Again good luck and I hope you take the company for a good penny.
Ok. Let's talk about obesity. Everyone knows that being obese adds considerably to health costs - more than smoking.
I'll say it's ok to limit legal practices for health care reasons when the obese are required to lose the flab.......
Is smoking bad for you? Sure it is. But so is eating at McDonalds. Both are legal and both are a choice.
I hope this guy wins the case. Not because he is a smoker, but because companies need to be reminded that they do not own their employees and cannot control their private LEGAL activities.
Smokers don't have rights.
You are correct there! All our rights have been taken from us by you holier-than-thou non-smokers. Not all smokers toss butts on the sidewalk, grass, etc. I know of no place anymore where you would encounter my secondhand smoke because smoking isn't allowed in public anymore. So unless you invade my home or my land, you aren't going to get my smoke. By the time it leaves my property, I seriously doubt it is concentrated enough to cause damage to an amoeba, much less a human. At least where I live I can see BLUE sky, not brown like some cities even here in the good ol' US of A.
Urine tests/drug tests/ and nicotine tests are a huge invasion of privacy, and businesses have no right to you after you clock out for the day. Anyone who thinks differently does not believe in freedom.
Health care costs have gone up but I can guarentee the majority of the cost increases have little to do with smokers.
Those who believe everything we do should be regulated need to start demanding that every thing sold in stores is pure and healthy. No more McDonalds, Burger King. No more Buffalo Styled chicken wings, no more trans fatty acids. People should also then be regulated to one alcholic drink a day, and everyone should be forced to run 1 mile every day.
Fact is we live in a fee country that allows people to make personal choices.

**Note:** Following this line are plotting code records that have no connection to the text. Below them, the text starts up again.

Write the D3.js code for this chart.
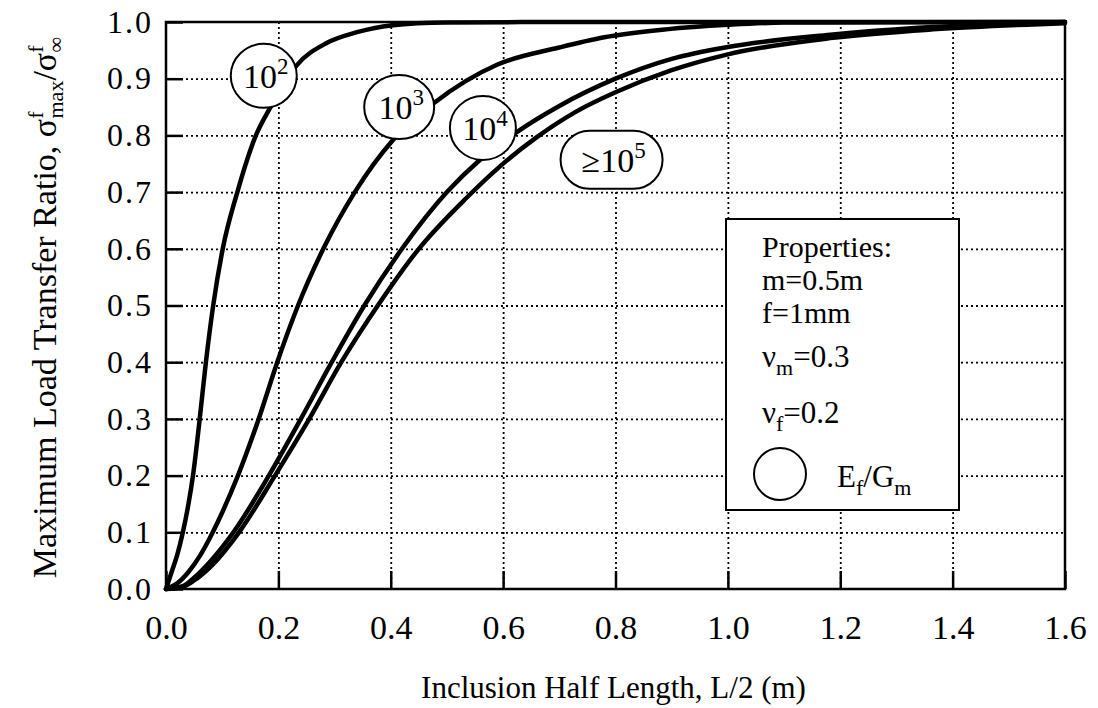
<!DOCTYPE html>
<html>
<head>
<meta charset="utf-8">
<script src="https://cdn.jsdelivr.net/npm/d3@7"></script>
<style>
  html, body { margin: 0; padding: 0; background: #fff; }
  svg { display: block; }
  text { font-family: "Liberation Serif", "Times New Roman", serif; fill: #000; }
</style>
</head>
<body>
<svg id="chart" width="1098" height="708"></svg>
<script>
// ---- data ----
const xTicks = [0.0, 0.2, 0.4, 0.6, 0.8, 1.0, 1.2, 1.4, 1.6];
const yTicks = [0.0, 0.1, 0.2, 0.3, 0.4, 0.5, 0.6, 0.7, 0.8, 0.9, 1.0];

const seriesNames = ["10^2", "10^3", "10^4", ">=10^5"];

const curve1e2 = [
  [0, 0], [0.01, 0.03], [0.02, 0.06], [0.03, 0.10], [0.04, 0.15], [0.048, 0.20],
  [0.06, 0.30], [0.071, 0.40], [0.084, 0.50], [0.101, 0.60], [0.127, 0.70],
  [0.16, 0.80], [0.185, 0.848], [0.233, 0.924], [0.286, 0.963], [0.34, 0.982],
  [0.40, 0.994], [0.50, 0.999], [0.70, 1.0], [1.6, 1.0]
];
const curve1e3 = [
  [0, 0], [0.02, 0.01], [0.04, 0.03], [0.06, 0.058], [0.078, 0.09], [0.10, 0.135],
  [0.128, 0.20], [0.165, 0.30], [0.198, 0.40], [0.235, 0.50],
  [0.28, 0.60], [0.336, 0.70], [0.404, 0.792], [0.477, 0.857], [0.59, 0.925],
  [0.70, 0.955], [0.78, 0.973], [0.89, 0.987], [1.0, 0.995], [1.1, 0.999], [1.6, 1.0]
];
const curve1e4 = [
  [0, 0], [0.03, 0.005], [0.05, 0.02], [0.08, 0.05], [0.12, 0.10], [0.183, 0.20],
  [0.24, 0.30], [0.295, 0.40], [0.353, 0.50], [0.42, 0.60], [0.50, 0.70],
  [0.559, 0.757], [0.623, 0.805], [0.70, 0.852], [0.80, 0.90], [0.90, 0.935],
  [1.0, 0.956], [1.187, 0.978], [1.365, 0.991], [1.6, 1.0]
];
const curve1e5 = [
  [0, 0], [0.03, 0.004], [0.05, 0.015], [0.08, 0.04], [0.13, 0.10], [0.194, 0.20],
  [0.255, 0.30], [0.312, 0.40], [0.377, 0.50], [0.45, 0.60], [0.535, 0.69],
  [0.594, 0.745], [0.66, 0.797], [0.73, 0.842], [0.80, 0.876], [0.90, 0.915],
  [1.0, 0.943], [1.187, 0.972], [1.365, 0.987], [1.6, 0.998]
];
const allCurves = [curve1e2, curve1e3, curve1e4, curve1e5];

// curve label annotations (data coordinates)
const labelX = [0.174, 0.415, 0.564, 0.793];
const labelY = [0.905, 0.85, 0.813, 0.757];

const legendLines = ["Properties:", "m=0.5m", "f=1mm"];

// ---- layout ----
const svg = d3.select("#chart");
const L = 166, R = 1065, T = 22, B = 589;
const x = d3.scaleLinear().domain([0, 1.6]).range([L, R]);
const y = d3.scaleLinear().domain([0, 1]).range([B, T]);

// gridlines
svg.append("g")
  .attr("transform", `translate(0,${B})`)
  .call(d3.axisBottom(x).tickValues(xTicks.slice(1, -1)).tickSize(-(B - T)).tickFormat(""))
  .call(g => g.select(".domain").remove())
  .call(g => g.selectAll("line").attr("stroke", "#000").attr("stroke-width", 1.8).attr("stroke-dasharray", "2,3"));
svg.append("g")
  .attr("transform", `translate(${L},0)`)
  .call(d3.axisLeft(y).tickValues(yTicks.slice(1, -1)).tickSize(-(R - L)).tickFormat(""))
  .call(g => g.select(".domain").remove())
  .call(g => g.selectAll("line").attr("stroke", "#000").attr("stroke-width", 1.8).attr("stroke-dasharray", "2,3"));

// inner solid ticks
svg.append("g")
  .attr("transform", `translate(0,${B})`)
  .call(d3.axisTop(x).tickValues(xTicks).tickSize(18).tickFormat(""))
  .call(g => g.select(".domain").remove())
  .call(g => g.selectAll("line").attr("stroke", "#000").attr("stroke-width", 2.5));
svg.append("g")
  .attr("transform", `translate(${L},0)`)
  .call(d3.axisRight(y).tickValues(yTicks).tickSize(17).tickFormat(""))
  .call(g => g.select(".domain").remove())
  .call(g => g.selectAll("line").attr("stroke", "#000").attr("stroke-width", 2.5));

// tick labels
svg.append("g")
  .attr("transform", `translate(0,${B})`)
  .call(d3.axisBottom(x).tickValues(xTicks).tickSize(0).tickPadding(26).tickFormat(d3.format(".1f")))
  .call(g => g.select(".domain").remove())
  .call(g => g.selectAll("text").attr("font-size", 34));
svg.append("g")
  .attr("transform", `translate(${L},0)`)
  .call(d3.axisLeft(y).tickValues(yTicks).tickSize(0).tickPadding(13).tickFormat(d3.format(".1f")))
  .call(g => g.select(".domain").remove())
  .call(g => g.selectAll("text").attr("font-size", 32).attr("letter-spacing", 2));

// curves
const line = d3.line().x(d => x(d[0])).y(d => y(d[1])).curve(d3.curveMonotoneX);
svg.append("g").selectAll("path").data(allCurves).join("path")
  .attr("d", line)
  .attr("fill", "none").attr("stroke", "#000").attr("stroke-width", 4.5)
  .attr("stroke-linejoin", "round").attr("stroke-linecap", "round");

// frame
svg.append("rect")
  .attr("x", L).attr("y", T).attr("width", R - L).attr("height", B - T)
  .attr("fill", "none").attr("stroke", "#000").attr("stroke-width", 2.5);

// curve labels
const exps = ["2", "3", "4", "5"];
const lab = svg.append("g");
exps.forEach((e, i) => {
  const cx = x(labelX[i]), cy = y(labelY[i]);
  if (i < 3) {
    lab.append("ellipse").attr("cx", cx).attr("cy", cy)
      .attr("rx", i === 1 ? 35 : 33).attr("ry", 32)
      .attr("fill", "#fff").attr("stroke", "#000").attr("stroke-width", 2);
  } else {
    lab.append("rect").attr("x", cx - 51).attr("y", cy - 29).attr("width", 102).attr("height", 58)
      .attr("rx", 29).attr("ry", 29)
      .attr("fill", "#fff").attr("stroke", "#000").attr("stroke-width", 2);
  }
  const t = lab.append("text").attr("x", cx + 2).attr("y", cy + 12)
    .attr("text-anchor", "middle").attr("font-size", 34);
  t.append("tspan").text(i === 3 ? "\u226510" : "10");
  t.append("tspan").attr("dy", -14).attr("font-size", 23).text(e);
});

// legend box
const lg = svg.append("g");
lg.append("rect").attr("x", 726).attr("y", 219).attr("width", 233).attr("height", 291)
  .attr("fill", "#fff").attr("stroke", "#000").attr("stroke-width", 2);
const legBase = [257, 290, 323];
legendLines.forEach((s, i) => {
  lg.append("text").attr("x", 762).attr("y", legBase[i]).attr("font-size", 30).text(s);
});
const nu1 = lg.append("text").attr("x", 762).attr("y", 367).attr("font-size", 31);
nu1.append("tspan").text("\u03bd");
nu1.append("tspan").attr("dy", 8).attr("font-size", 22).text("m");
nu1.append("tspan").attr("dy", -8).text("=0.3");
const nu2 = lg.append("text").attr("x", 762).attr("y", 423).attr("font-size", 31);
nu2.append("tspan").text("\u03bd");
nu2.append("tspan").attr("dy", 8).attr("font-size", 22).text("f");
nu2.append("tspan").attr("dy", -8).text("=0.2");
lg.append("circle").attr("cx", 780).attr("cy", 474).attr("r", 26)
  .attr("fill", "#fff").attr("stroke", "#000").attr("stroke-width", 2);
const eg = lg.append("text").attr("x", 837).attr("y", 487).attr("font-size", 31);
eg.append("tspan").text("E");
eg.append("tspan").attr("dy", 8).attr("font-size", 22).text("f");
eg.append("tspan").attr("dy", -8).text("/G");
eg.append("tspan").attr("dy", 8).attr("font-size", 22).text("m");

// axis titles
svg.append("text").attr("x", (L + R) / 2 - 2).attr("y", 698)
  .attr("text-anchor", "middle").attr("font-size", 31)
  .text("Inclusion Half Length, L/2 (m)");

const yt = svg.append("text")
  .attr("transform", `translate(56,${(T + B) / 2 + 2}) rotate(-90)`)
  .attr("text-anchor", "middle").attr("font-size", 34);
yt.append("tspan").text("Maximum Load Transfer Ratio, \u03c3");
yt.append("tspan").attr("dy", -13).attr("font-size", 22).text("f");
yt.append("tspan").attr("dy", 20).attr("dx", -7).attr("font-size", 22).text("max");
yt.append("tspan").attr("dy", -7).text("/\u03c3");
yt.append("tspan").attr("dy", -13).attr("font-size", 22).text("f");
yt.append("tspan").attr("dy", 20).attr("dx", -7).attr("font-size", 22).text("\u221e");
</script>
</body>
</html>
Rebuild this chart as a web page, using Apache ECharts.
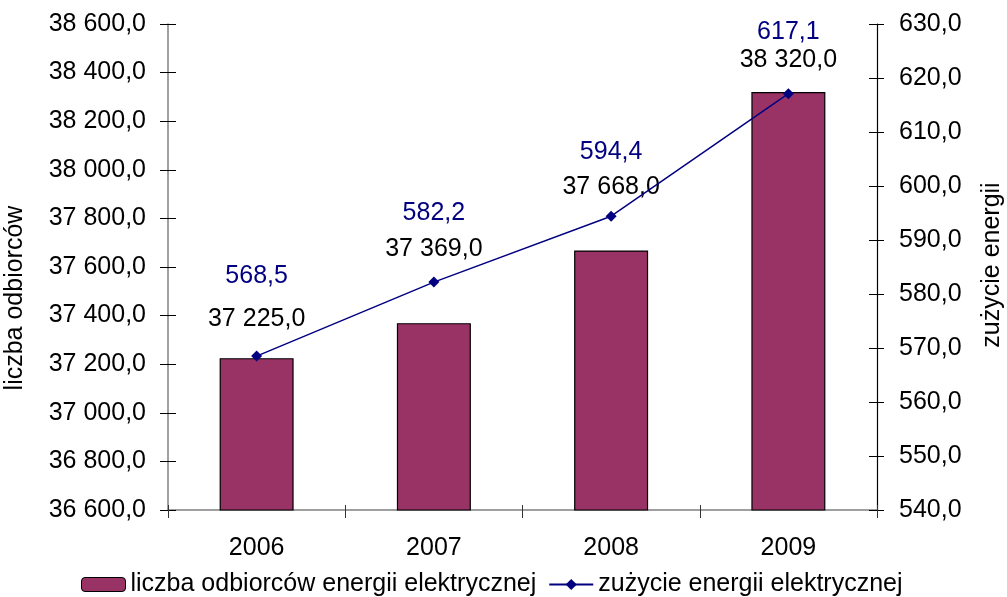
<!DOCTYPE html>
<html>
<head>
<meta charset="utf-8">
<script src="https://cdn.jsdelivr.net/npm/echarts@6/dist/echarts.min.js"></script>
<style>
  html, body { margin: 0; padding: 0; background: #fff; }
  #myChart { width: 1007px; height: 597px; }
</style>
</head>
<body>
<div id="myChart"></div>
<script>
// dane
const years = ['2006', '2007', '2008', '2009'];
const odbiorcy = [37225, 37369, 37668, 38320];   // liczba odbiorców energii elektrycznej
const zuzycie = [568.5, 582.2, 594.4, 617.1];     // zużycie energii elektrycznej
const leftTicks = { min: 36600, max: 38600, step: 200 };
const rightTicks = { min: 540, max: 630, step: 10 };

// przesunięcia etykiet (jak w oryginale, ręcznie ustawione)
const barLabelShift = [-27, -62, -51, -19];
const lineLabelShift = [-62, -51, -46, -44];

const FONT = 'Liberation Sans, Arial, sans-serif';

// 38 600,0
function fmt (v) {
  let s = v.toFixed(1).split('.');
  let int = s[0].replace(/\B(?=(\d{3})+(?!\d))/g, ' ');
  return int + ',' + s[1];
}

let myChart = echarts.init(document.getElementById('myChart'));

let barData = odbiorcy.map((v, i) => ({
  value: v,
  label: { offset: [0, barLabelShift[i]] }
}));
let lineData = zuzycie.map((v, i) => ({
  value: v,
  label: { offset: [0, lineLabelShift[i]] }
}));

let option = {
  animation: false,
  backgroundColor: '#fff',
  textStyle: { fontFamily: FONT },
  grid: { left: 168, right: 130, top: 24, bottom: 87 },
  legend: {
    left: 76,
    top: 567,
    itemWidth: 44,
    itemHeight: 14,
    itemGap: 12,
    textStyle: { fontSize: 25, color: '#000', fontFamily: FONT },
    data: [
      { name: 'liczba odbiorców energii elektrycznej', itemStyle: { borderColor: '#000', borderWidth: 1 } },
      { name: 'zużycie energii elektrycznej' }
    ]
  },
  graphic: [
    {
      type: 'text', x: 15, y: 298, rotation: Math.PI / 2,
      style: { text: 'liczba odbiorców', fontSize: 25, fontFamily: FONT, fill: '#000', align: 'center', verticalAlign: 'middle' }
    },
    {
      type: 'text', x: 992, y: 265, rotation: Math.PI / 2,
      style: { text: 'zużycie energii', fontSize: 25, fontFamily: FONT, fill: '#000', align: 'center', verticalAlign: 'middle' }
    }
  ],
  xAxis: [
    {
      type: 'category',
      data: years,
      axisLine: { lineStyle: { color: '#808080', width: 1.5 } },
      axisTick: { show: true, length: 8, lineStyle: { color: '#333' } },
      axisLabel: { fontSize: 25, color: '#000', margin: 26, fontFamily: FONT }
    },
    {
      // ticks od środka
      type: 'category',
      data: years,
      position: 'bottom',
      axisLine: { show: false },
      axisTick: { show: true, inside: true, length: 5, lineStyle: { color: '#333' } },
      axisLabel: { show: false }
    }
  ],
  yAxis: [
    {
      type: 'value',
      position: 'left',
      min: leftTicks.min,
      max: leftTicks.max,
      interval: leftTicks.step,
      splitLine: { show: false },
      axisLine: { show: true, lineStyle: { color: '#808080', width: 1.5 } },
      axisTick: { show: true, length: 8, lineStyle: { color: '#000' } },
      axisLabel: { fontSize: 25, color: '#000', margin: 22, fontFamily: FONT, formatter: fmt }
    },
    {
      type: 'value',
      position: 'right',
      min: rightTicks.min,
      max: rightTicks.max,
      interval: rightTicks.step,
      splitLine: { show: false },
      axisLine: { show: true, lineStyle: { color: '#000', width: 1.2 } },
      axisTick: { show: true, length: 7, lineStyle: { color: '#000' } },
      axisLabel: { fontSize: 25, color: '#000', margin: 22, fontFamily: FONT, formatter: fmt }
    },
    {
      type: 'value',
      position: 'left',
      min: leftTicks.min,
      max: leftTicks.max,
      interval: leftTicks.step,
      splitLine: { show: false },
      axisLine: { show: false },
      axisTick: { show: true, inside: true, length: 8, lineStyle: { color: '#000' } },
      axisLabel: { show: false }
    },
    {
      type: 'value',
      position: 'right',
      min: rightTicks.min,
      max: rightTicks.max,
      interval: rightTicks.step,
      splitLine: { show: false },
      axisLine: { show: false },
      axisTick: { show: true, inside: true, length: 8, lineStyle: { color: '#000' } },
      axisLabel: { show: false }
    }
  ],
  series: [
    {
      name: 'liczba odbiorców energii elektrycznej',
      type: 'bar',
      yAxisIndex: 0,
      barWidth: 74,
      data: barData,
      itemStyle: { color: '#993366', borderColor: '#000', borderWidth: 1.2 },
      label: {
        show: true,
        position: 'top',
        distance: 0,
        fontSize: 25,
        color: '#000',
        fontFamily: FONT,
        formatter: (p) => fmt(p.value)
      }
    },
    {
      name: 'zużycie energii elektrycznej',
      type: 'line',
      yAxisIndex: 1,
      data: lineData,
      symbol: 'diamond',
      symbolSize: 11,
      color: '#000080',
      lineStyle: { color: '#000080', width: 1.5 },
      itemStyle: { color: '#000080' },
      z: 5,
      label: {
        show: true,
        position: 'top',
        distance: 0,
        fontSize: 25,
        color: '#000080',
        fontFamily: FONT,
        formatter: (p) => fmt(p.value)
      }
    }
  ]
};

myChart.setOption(option);
</script>
</body>
</html>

If a business doesn't like it they can reulate what happens on their time, but what happens outside of that time, one's personal time NEEDS TO REMAIN PERSONAL !!!!
I'm sick of people/government/businesses that believe they have any rights to invade my private non-violent existence
Smokers don't have rights. The rest of us have the "right" to breathe fresh air without having it contaminated with your second-hand smoke. We also have the right to not have to pay someone to clean up your butts off the sidewalk, streets and lawns. Why should we have to pay higher health insurance costs simply to cover the extra demand your habit places on the health care system?
What's next: take the same rights away from drinkers, or those with other health issues, or worse yet, anyone over the age of 40 who have more chances of dying suddenly from a various amount of reasons? Or anyone who may be taking prescriptions for any disorder's in their life?
Smoker's don't blindly think any longer that they are not harming their bodies, much less those of their loved ones. It is printed on each pack telling them it is harmful. But how dare they tell us what we can do in the privacy of our own homes as legal voters in this country.
Good luck Scott Rodriquez, I hope you are able to hit them deep down in their overglorified pockets!!!
You'd make a dam fine slave.
And you'd probably come quite cheap too for doing menial task and occasionally browning your nose.
But, all in all, I can't say the company has any right to regulate whether or not you smoke on your own time. Yeah, it alters insurance rates, but that's no precedent I want to see set - otherwise you'll see overweight targeted next, then drinking, then doing risky sports, etc. The job requirement will be found to be illegal and unnecessary, IMHO.
When people want to spread their lawns with deadly chemicals to make the grass greener, something has seriously gone wrong in this world. And before the workers leave, they put up miniture flags to warn animals & children to keep off the lawn, because what will kill the insects & weeds will kill them, too. Too bad animals can't read warning flags.